BEGIN INFORMATION SHOWN
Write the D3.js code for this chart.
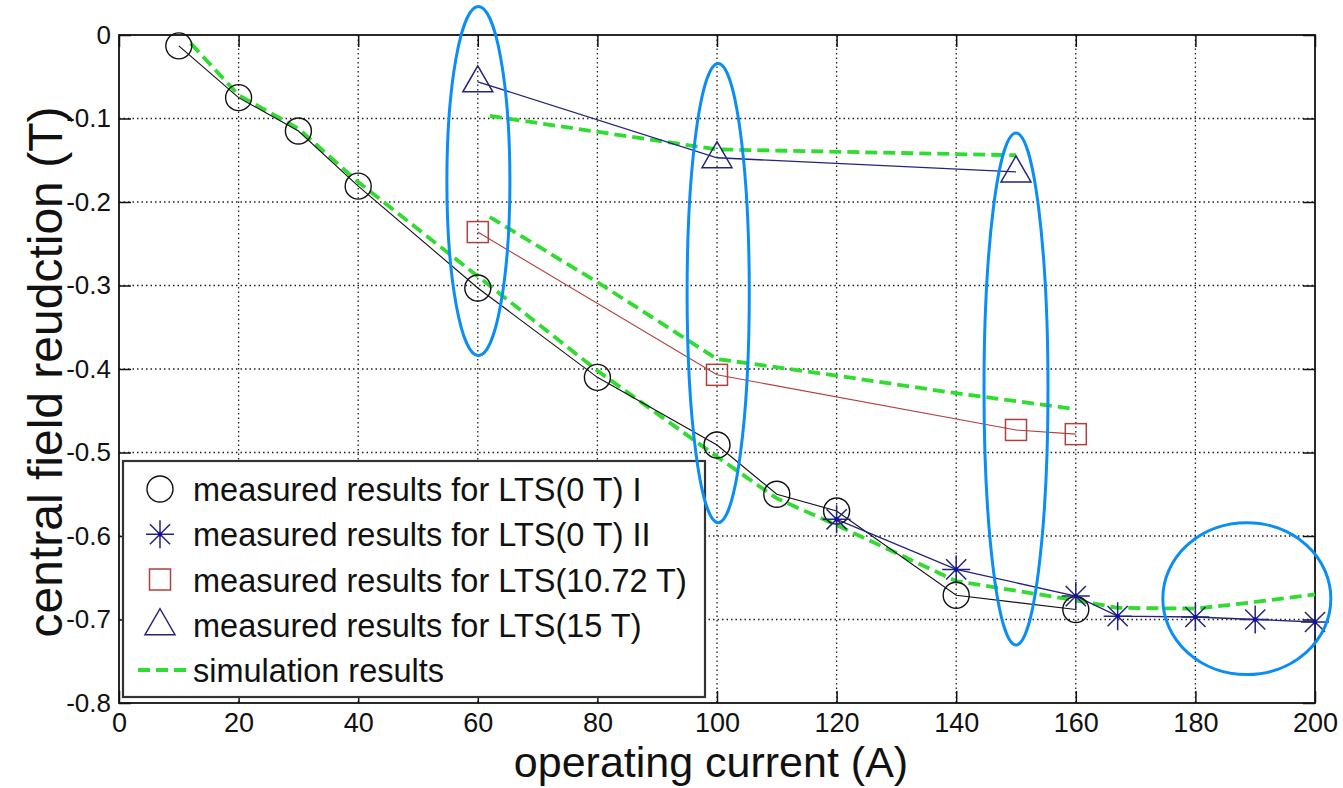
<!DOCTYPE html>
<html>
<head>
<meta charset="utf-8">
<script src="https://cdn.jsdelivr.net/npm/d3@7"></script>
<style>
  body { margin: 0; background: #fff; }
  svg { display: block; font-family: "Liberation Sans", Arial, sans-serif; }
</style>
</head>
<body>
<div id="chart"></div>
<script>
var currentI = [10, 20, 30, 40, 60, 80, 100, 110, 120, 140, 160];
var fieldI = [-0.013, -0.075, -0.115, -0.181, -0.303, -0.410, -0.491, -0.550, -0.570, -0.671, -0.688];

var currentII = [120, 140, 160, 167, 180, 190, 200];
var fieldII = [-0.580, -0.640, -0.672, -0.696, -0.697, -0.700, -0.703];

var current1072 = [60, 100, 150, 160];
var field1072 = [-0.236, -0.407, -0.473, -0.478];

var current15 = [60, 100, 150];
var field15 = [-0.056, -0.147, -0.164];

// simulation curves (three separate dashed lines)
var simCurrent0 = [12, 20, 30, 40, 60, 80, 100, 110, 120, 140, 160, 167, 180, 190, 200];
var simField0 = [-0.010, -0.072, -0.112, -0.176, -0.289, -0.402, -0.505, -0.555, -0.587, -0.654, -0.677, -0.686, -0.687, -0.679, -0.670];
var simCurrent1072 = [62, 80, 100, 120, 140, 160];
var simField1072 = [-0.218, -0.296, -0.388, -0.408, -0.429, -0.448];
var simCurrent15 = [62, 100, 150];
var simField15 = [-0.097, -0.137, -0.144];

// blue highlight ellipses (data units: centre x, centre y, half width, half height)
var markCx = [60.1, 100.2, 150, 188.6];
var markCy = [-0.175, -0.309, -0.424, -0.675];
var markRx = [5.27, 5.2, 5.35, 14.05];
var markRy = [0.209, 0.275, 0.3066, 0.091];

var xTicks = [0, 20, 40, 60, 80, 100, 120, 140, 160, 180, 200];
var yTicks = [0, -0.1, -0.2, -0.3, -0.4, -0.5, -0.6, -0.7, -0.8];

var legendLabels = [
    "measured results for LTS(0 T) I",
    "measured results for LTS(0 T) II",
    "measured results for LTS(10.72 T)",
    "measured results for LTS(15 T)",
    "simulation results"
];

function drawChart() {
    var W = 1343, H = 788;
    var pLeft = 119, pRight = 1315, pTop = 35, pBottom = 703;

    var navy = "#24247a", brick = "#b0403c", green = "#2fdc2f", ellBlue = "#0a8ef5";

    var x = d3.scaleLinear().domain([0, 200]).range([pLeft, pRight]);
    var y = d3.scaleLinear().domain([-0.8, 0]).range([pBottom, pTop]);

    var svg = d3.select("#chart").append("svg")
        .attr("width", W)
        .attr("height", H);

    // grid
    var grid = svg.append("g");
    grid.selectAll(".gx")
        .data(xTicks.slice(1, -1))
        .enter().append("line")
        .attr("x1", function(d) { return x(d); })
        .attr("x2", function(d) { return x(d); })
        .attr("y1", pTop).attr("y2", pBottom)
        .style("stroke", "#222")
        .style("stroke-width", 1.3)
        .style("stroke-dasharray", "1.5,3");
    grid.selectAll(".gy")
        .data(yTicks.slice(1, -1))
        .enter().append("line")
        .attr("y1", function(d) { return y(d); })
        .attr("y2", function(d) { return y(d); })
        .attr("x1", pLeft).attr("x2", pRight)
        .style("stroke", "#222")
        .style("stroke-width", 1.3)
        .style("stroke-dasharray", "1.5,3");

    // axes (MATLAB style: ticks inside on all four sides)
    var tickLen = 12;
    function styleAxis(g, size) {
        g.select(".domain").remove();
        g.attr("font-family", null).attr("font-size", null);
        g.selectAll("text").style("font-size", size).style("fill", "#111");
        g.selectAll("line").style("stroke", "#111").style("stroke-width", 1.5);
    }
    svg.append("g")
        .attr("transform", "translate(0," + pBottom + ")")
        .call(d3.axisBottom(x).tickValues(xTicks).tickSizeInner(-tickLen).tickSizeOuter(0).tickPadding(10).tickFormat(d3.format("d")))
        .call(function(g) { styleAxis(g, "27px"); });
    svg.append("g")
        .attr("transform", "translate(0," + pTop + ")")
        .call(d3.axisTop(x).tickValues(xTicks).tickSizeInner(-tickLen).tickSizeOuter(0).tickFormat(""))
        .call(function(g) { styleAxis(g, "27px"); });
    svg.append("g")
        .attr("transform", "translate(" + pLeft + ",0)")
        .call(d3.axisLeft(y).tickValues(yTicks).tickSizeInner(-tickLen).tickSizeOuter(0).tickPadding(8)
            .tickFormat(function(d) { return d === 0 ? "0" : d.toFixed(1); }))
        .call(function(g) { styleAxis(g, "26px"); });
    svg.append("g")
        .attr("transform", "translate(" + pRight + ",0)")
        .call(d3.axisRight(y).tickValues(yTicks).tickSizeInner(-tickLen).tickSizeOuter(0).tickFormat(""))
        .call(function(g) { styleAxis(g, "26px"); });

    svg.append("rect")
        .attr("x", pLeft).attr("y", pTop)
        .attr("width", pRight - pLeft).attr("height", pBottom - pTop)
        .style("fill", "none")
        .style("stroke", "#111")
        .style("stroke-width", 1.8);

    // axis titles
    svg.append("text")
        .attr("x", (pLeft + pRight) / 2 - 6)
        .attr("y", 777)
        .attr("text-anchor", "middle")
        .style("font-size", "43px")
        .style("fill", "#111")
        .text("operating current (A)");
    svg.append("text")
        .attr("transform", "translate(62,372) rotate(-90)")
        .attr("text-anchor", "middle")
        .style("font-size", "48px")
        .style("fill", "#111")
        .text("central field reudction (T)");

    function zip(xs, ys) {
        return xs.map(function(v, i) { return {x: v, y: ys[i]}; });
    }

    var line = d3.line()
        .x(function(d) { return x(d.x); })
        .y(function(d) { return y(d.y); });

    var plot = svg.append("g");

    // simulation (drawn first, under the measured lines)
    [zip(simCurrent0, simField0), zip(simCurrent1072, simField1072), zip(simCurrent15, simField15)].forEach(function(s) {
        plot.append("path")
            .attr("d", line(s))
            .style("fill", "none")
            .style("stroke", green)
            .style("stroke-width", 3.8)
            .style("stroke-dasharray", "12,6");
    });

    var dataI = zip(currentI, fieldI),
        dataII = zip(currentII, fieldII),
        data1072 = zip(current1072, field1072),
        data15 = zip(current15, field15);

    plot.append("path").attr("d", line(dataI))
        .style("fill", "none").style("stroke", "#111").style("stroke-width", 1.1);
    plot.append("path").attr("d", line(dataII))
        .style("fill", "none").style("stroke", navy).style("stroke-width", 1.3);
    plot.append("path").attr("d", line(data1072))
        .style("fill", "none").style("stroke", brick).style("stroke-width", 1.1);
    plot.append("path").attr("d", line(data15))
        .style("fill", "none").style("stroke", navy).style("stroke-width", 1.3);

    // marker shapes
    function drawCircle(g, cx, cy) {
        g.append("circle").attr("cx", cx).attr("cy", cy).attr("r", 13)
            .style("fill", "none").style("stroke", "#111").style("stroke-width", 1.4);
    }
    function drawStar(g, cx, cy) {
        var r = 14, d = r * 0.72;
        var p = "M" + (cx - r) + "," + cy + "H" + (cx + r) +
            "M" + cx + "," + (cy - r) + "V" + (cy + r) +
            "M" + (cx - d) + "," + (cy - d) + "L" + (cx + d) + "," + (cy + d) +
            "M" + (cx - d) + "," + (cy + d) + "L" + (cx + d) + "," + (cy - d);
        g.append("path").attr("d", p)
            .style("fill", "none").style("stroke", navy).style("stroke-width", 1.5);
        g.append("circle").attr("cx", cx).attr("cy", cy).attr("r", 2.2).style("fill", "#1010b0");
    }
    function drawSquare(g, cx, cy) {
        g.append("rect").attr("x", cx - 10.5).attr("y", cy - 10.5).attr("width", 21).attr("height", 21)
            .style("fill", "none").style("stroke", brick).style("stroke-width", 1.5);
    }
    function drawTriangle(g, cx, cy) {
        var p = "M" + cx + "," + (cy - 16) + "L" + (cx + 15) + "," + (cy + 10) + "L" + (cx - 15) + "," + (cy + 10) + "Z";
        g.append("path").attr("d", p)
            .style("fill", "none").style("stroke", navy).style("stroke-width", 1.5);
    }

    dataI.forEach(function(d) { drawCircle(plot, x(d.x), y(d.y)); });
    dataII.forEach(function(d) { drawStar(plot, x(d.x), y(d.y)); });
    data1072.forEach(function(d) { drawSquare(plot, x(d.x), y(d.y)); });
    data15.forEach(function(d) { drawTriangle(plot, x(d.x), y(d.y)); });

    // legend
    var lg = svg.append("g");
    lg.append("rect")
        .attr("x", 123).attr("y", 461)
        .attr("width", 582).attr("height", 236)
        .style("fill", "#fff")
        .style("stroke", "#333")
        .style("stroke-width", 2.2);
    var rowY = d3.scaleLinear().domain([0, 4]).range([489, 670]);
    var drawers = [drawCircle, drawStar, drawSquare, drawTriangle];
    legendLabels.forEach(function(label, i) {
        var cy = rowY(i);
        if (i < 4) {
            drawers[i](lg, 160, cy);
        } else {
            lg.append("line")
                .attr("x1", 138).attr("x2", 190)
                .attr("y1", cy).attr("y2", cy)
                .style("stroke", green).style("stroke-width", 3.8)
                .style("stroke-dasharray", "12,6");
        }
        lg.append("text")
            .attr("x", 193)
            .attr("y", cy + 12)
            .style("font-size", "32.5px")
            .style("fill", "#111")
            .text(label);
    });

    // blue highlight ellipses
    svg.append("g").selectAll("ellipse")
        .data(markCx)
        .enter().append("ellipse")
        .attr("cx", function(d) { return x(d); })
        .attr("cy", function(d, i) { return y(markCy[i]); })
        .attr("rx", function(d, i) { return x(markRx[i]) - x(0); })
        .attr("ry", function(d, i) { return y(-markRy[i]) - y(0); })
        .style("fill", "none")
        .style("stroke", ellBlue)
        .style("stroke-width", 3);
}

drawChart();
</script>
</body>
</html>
END INFORMATION SHOWN
BEGIN INFORMATION SHOWN
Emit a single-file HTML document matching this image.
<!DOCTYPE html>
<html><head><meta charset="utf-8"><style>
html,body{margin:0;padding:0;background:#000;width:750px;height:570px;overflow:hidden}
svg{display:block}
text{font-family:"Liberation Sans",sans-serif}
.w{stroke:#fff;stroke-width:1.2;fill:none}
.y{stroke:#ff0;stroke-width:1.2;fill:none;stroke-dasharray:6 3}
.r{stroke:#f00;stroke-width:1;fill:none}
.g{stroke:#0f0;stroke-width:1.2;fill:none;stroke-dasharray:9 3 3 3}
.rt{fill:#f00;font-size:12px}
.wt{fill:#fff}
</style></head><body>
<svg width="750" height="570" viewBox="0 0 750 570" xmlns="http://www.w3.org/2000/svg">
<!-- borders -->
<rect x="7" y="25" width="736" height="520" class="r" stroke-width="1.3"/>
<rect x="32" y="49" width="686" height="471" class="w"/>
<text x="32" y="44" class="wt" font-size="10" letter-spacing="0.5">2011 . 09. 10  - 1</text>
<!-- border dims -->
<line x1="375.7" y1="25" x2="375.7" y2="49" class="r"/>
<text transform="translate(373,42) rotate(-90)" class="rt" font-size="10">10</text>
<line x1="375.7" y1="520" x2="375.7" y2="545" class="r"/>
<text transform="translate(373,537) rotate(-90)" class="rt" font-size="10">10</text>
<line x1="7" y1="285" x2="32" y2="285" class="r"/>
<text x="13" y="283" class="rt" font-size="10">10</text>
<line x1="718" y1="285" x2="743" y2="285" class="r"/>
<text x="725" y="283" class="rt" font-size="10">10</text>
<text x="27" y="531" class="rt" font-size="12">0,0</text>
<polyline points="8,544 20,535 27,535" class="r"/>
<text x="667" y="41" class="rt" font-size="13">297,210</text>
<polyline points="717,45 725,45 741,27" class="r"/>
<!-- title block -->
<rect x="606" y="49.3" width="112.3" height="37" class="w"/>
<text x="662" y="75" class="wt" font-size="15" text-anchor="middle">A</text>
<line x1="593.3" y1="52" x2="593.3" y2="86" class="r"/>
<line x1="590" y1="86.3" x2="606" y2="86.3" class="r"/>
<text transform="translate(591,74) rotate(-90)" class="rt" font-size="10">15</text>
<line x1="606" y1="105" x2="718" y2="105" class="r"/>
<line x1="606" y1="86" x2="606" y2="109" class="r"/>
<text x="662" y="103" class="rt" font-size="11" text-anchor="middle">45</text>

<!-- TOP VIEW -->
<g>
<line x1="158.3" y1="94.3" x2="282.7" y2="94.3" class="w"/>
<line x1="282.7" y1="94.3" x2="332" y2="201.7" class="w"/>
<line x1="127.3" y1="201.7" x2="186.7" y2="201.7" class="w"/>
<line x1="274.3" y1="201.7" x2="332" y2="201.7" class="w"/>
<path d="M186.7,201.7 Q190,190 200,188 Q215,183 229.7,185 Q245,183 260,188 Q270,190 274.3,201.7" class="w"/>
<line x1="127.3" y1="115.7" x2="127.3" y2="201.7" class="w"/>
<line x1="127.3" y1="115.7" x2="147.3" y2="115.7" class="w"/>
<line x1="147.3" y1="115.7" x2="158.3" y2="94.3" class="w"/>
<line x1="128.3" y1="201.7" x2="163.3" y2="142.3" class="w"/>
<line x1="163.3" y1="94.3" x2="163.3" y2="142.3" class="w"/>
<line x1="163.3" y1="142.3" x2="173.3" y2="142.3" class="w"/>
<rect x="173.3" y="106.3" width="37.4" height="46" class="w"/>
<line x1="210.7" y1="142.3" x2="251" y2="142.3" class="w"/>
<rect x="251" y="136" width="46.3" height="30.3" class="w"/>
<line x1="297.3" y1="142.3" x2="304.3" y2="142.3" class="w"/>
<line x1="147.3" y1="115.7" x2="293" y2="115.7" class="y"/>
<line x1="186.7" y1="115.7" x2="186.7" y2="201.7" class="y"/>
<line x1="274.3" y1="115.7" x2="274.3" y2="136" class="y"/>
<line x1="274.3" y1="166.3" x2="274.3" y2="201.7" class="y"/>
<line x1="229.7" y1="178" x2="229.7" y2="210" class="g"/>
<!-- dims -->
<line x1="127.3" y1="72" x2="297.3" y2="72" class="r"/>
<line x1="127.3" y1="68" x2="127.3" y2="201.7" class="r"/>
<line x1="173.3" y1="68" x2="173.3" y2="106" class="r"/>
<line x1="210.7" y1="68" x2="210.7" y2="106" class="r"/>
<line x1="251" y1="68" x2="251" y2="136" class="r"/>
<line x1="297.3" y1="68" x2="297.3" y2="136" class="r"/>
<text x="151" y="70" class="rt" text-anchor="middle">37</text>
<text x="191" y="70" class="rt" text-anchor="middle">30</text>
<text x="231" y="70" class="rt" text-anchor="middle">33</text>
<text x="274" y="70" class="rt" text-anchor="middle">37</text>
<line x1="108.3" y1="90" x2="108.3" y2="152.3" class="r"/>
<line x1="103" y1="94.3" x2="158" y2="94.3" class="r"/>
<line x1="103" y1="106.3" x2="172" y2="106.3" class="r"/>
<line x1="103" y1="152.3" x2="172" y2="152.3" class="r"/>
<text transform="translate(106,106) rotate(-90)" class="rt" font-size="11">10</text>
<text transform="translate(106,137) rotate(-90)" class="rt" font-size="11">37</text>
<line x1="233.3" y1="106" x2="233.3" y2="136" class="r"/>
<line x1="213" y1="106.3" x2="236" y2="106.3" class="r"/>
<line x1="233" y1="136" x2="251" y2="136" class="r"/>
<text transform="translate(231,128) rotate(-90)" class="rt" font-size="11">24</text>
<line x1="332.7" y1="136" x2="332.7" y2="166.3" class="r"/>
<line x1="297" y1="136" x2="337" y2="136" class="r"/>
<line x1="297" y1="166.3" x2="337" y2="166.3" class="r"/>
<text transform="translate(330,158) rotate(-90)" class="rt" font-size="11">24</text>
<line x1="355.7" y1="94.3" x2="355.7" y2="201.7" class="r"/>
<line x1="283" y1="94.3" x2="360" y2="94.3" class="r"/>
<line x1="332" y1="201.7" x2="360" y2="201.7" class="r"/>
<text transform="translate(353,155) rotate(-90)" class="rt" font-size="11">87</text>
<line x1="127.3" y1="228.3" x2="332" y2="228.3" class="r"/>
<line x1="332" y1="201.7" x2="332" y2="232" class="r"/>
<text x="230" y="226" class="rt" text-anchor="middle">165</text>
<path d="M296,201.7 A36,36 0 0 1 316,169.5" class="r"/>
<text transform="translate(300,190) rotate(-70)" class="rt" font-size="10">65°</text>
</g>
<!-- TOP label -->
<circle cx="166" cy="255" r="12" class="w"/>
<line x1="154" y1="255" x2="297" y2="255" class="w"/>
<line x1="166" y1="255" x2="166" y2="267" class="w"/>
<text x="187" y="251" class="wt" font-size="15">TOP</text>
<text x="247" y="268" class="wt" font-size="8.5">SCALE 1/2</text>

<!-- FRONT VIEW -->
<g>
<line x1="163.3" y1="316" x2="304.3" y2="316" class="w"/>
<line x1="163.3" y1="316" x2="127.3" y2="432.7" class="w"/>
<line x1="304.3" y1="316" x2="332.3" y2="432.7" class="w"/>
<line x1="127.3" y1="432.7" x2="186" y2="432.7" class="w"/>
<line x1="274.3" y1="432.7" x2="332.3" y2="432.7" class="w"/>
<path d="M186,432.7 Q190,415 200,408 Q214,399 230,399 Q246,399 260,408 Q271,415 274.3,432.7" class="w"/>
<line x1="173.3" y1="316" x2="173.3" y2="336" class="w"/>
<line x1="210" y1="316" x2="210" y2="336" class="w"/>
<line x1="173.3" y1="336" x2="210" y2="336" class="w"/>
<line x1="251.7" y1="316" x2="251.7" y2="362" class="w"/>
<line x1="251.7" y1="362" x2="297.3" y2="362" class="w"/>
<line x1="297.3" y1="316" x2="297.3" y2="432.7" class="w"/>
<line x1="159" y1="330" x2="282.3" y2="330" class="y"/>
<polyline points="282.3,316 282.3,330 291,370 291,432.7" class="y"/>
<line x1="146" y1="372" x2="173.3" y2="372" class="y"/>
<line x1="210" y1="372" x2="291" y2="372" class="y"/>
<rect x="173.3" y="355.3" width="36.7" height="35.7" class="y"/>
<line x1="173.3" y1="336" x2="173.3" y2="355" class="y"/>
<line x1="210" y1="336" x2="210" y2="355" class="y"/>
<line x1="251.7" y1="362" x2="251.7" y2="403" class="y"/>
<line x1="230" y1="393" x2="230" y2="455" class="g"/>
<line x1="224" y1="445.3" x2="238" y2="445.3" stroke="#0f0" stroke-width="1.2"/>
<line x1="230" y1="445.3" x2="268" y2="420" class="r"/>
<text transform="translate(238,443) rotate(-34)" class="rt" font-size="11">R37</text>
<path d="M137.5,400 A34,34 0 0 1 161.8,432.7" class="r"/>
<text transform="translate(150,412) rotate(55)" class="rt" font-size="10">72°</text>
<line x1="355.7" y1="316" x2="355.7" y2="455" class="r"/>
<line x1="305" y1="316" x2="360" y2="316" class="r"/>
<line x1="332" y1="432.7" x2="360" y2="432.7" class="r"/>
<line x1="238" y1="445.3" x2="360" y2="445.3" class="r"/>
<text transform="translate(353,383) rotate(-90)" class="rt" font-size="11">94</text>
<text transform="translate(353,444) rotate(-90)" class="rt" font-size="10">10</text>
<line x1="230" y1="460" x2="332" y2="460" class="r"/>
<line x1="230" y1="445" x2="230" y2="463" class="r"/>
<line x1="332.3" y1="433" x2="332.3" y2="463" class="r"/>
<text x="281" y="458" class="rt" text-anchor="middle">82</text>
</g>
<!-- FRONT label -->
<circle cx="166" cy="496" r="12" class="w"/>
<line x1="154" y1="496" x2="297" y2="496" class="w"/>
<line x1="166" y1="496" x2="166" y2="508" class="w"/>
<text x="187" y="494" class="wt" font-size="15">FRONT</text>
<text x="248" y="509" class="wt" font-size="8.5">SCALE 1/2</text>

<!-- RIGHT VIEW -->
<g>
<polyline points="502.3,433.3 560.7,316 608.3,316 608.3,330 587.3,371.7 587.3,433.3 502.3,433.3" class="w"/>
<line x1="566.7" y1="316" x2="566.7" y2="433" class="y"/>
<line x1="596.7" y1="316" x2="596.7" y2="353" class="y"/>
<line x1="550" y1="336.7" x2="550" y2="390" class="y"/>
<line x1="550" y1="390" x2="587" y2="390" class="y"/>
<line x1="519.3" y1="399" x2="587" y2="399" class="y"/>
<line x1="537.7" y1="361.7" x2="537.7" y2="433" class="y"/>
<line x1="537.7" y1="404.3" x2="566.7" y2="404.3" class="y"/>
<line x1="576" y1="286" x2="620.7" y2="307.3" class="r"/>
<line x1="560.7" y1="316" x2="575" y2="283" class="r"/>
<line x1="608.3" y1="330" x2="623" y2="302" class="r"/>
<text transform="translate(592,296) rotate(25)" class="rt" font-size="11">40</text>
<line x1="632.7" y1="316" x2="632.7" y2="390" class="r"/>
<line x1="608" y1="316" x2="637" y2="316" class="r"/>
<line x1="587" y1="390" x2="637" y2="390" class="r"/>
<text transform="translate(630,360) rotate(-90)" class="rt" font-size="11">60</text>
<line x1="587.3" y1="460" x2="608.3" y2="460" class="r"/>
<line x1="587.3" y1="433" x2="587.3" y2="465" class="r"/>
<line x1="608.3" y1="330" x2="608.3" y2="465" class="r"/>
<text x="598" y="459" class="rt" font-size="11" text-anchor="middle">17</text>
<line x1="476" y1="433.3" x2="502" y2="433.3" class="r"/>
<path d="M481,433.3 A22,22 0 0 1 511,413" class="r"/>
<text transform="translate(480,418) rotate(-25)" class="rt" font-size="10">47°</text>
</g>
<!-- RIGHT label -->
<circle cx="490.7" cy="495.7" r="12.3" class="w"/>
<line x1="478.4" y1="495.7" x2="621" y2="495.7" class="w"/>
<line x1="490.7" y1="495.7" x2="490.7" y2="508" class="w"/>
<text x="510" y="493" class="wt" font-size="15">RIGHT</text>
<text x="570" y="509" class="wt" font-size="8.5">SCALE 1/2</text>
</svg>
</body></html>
END INFORMATION SHOWN
**DIRECTIVE:**
Take the material above and output only the lines from the one that contains "Write the D3.js code for this chart." through the one that contains "-0.570, -0.671, -0.688];", ends included and images left out.

**ANSWER TO THE TASK:**
Write the D3.js code for this chart.
<!DOCTYPE html>
<html>
<head>
<meta charset="utf-8">
<script src="https://cdn.jsdelivr.net/npm/d3@7"></script>
<style>
  body { margin: 0; background: #fff; }
  svg { display: block; font-family: "Liberation Sans", Arial, sans-serif; }
</style>
</head>
<body>
<div id="chart"></div>
<script>
var currentI = [10, 20, 30, 40, 60, 80, 100, 110, 120, 140, 160];
var fieldI = [-0.013, -0.075, -0.115, -0.181, -0.303, -0.410, -0.491, -0.550, -0.570, -0.671, -0.688];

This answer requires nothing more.